世界遺産と日本/世界の町並み w/IT

世界遺産と日本/世界の個性的な町並みをITを交えた筆致で紹介します。

ポルトガル発祥の町、最も住みやすいと言われ、城や教会、ポサーダもあるギマランイス(ポルトガル)

2008-02-10 21:43:22 | 世界遺産
 カゼルタ宮殿の庭園には、水を落下させる人工の滝がありましたが、水の落下する力で上下するケーブルカーがポルトガル北部のブラガ近郊のボン・ジェスズ教会にあります。ポルトの北東部にはいくつかの美しい町があって、ブラガもそのうちの一つですが、その中で世界遺産の町ギマランイスをボン・ジェスズ教会とあわせて紹介します。

 ギマランイスやブラガはポルトの東方向にありギマランイスの南にもアマランティという美しい町があり、各々がポルトからバスで1時間程度の距離です。ポルトを一つの頂点に、アマランティとブラガを他の2頂点とした3角形の底辺の中点がギマランイスといった位置関係です。ポルトから1泊2日で廻るのにちょうどといった距離になります。

 水を動力とするケーブルカーの動作原理ですが、車両の床下に水タンクがあって、上に上がった車両の水タンクに注水し、降りてきた車両の水タンクから水を抜くという動作を繰り返すことで、水の重力を利用して車両が上下します。

ボンゼスズ教会以外に、スイスやドイツそれに高知県にもあるようですが、高知のものは交走式ではなく1台の車両が上下しているようです。

 水力ケーブルカーでも登れてしまうボンジェズス教会ですが、教会正面の階段を登ってゆくと階段の踊り場ごとに泉があり、キリストの受難を表す礼拝堂が配置されています。階段の下から見上げると、白地に灰色の亀甲模様のような階段の連続はなかなか美しい造形です。

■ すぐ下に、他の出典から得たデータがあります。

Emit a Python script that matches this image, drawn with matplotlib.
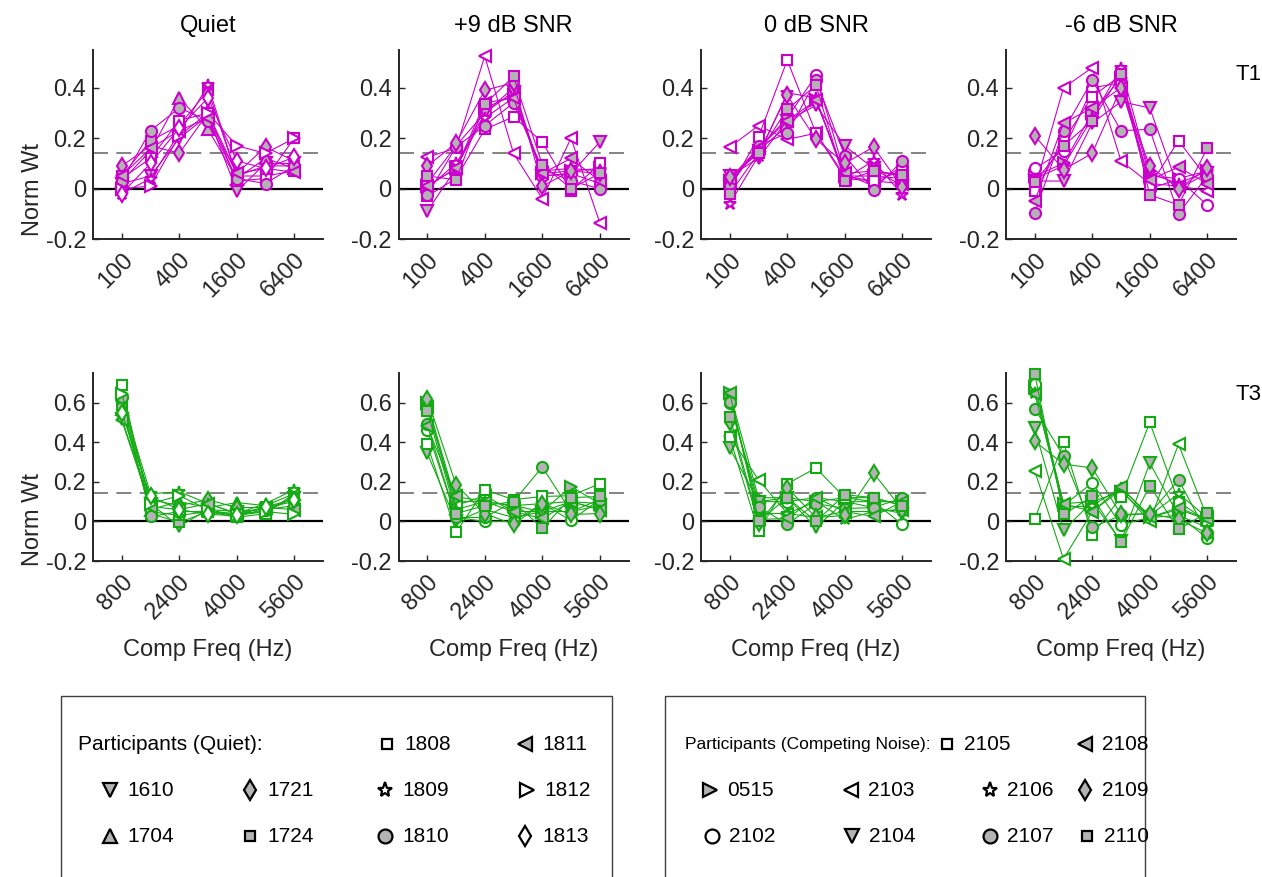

 さて、ギマランイスですが、中世以来の建物群を残す歴史地区が世界遺産に登録されています。12世紀にポルトガルを建国したアフォンソ1世が生まれた土地であるため、ポルトガル発祥の地とも言われています。その一方でポルトガル一の工業都市でもあるようです。歴史地区には、レンガ色の屋根に煙突がたくさんあって下部のアーチとの対比も美しいブラガンサ公爵館宮殿や、

修道院を利用した回廊と中庭の美しいアルベルト・サンバイオ美術館

それにギマランイス城跡などが散らばっています。

 ヨーロッパの古い町並みでは、緩やかにカーブをした小路をよく見かけます。見通せないことで、その先はどうなっているのだろうと興味が湧きますが、真っ直ぐにしなかったのは町の防衛のためなのでしょうか。

 歴史地区から2kmほど離れた丘の上に、修道院を改装したポサーダ・サンタ・マリーニヤがあります。ポサーダというのは、スペインのバラドールと同様に、城や修道院などを利用した国営ホテル群で、全国に30以上があります。ギマランイスには旧市街の中にもポサーダがありますが、サンタ・マリーニヤは丘の上にあって眺めもよく、規模もポサーダの中で最大に属するもののようです。修道院を改装した旧館に泊まりたかったのですが、工事中ということで新館の宿泊でしたが、アメリカンスタイルの画一的なデザインでないところが好ましい感じでした。町外れの丘の上に位置するので、夕食もホテルのレストランを予約しましたが、「何時に?」との問いに「6時半」と応えたところ、ディナーは早くても8時からだよ、と笑われてしまいました。8時に行ったホテルのレストランは、それでも早かったようで貸しきり状態でしたが、天井が高く遺跡の中で食事をしているような雰囲気でした。

 水力で動くケーブルカーは、水が落下するエネルギーを無駄にしない、巧妙な仕組みです。水力発電をして、その電力でモータを回して駆動する、という方式でないところがいいですね。地球温暖化が叫ばれても、いっこうに化石燃料の消費は減らないばかりか、むしろ増えているようです。バイオ燃料を得るためのトウモロコシなどの栽培のために熱帯雨林の面積が減りかえって炭酸同化作用による酸素の発生量が減る現象なんぞは、地球温暖化の問題の本質が議論されていない証拠かも知れません。IT化によって生産性が高まり、効率が良くなって、エネルギー消費量が減るのは好ましいことですが、コンピュータを始め、ほとんどのIT機器は、次の仕事を待っている間も無駄に電気を消費していることも忘れてはならないでしょう。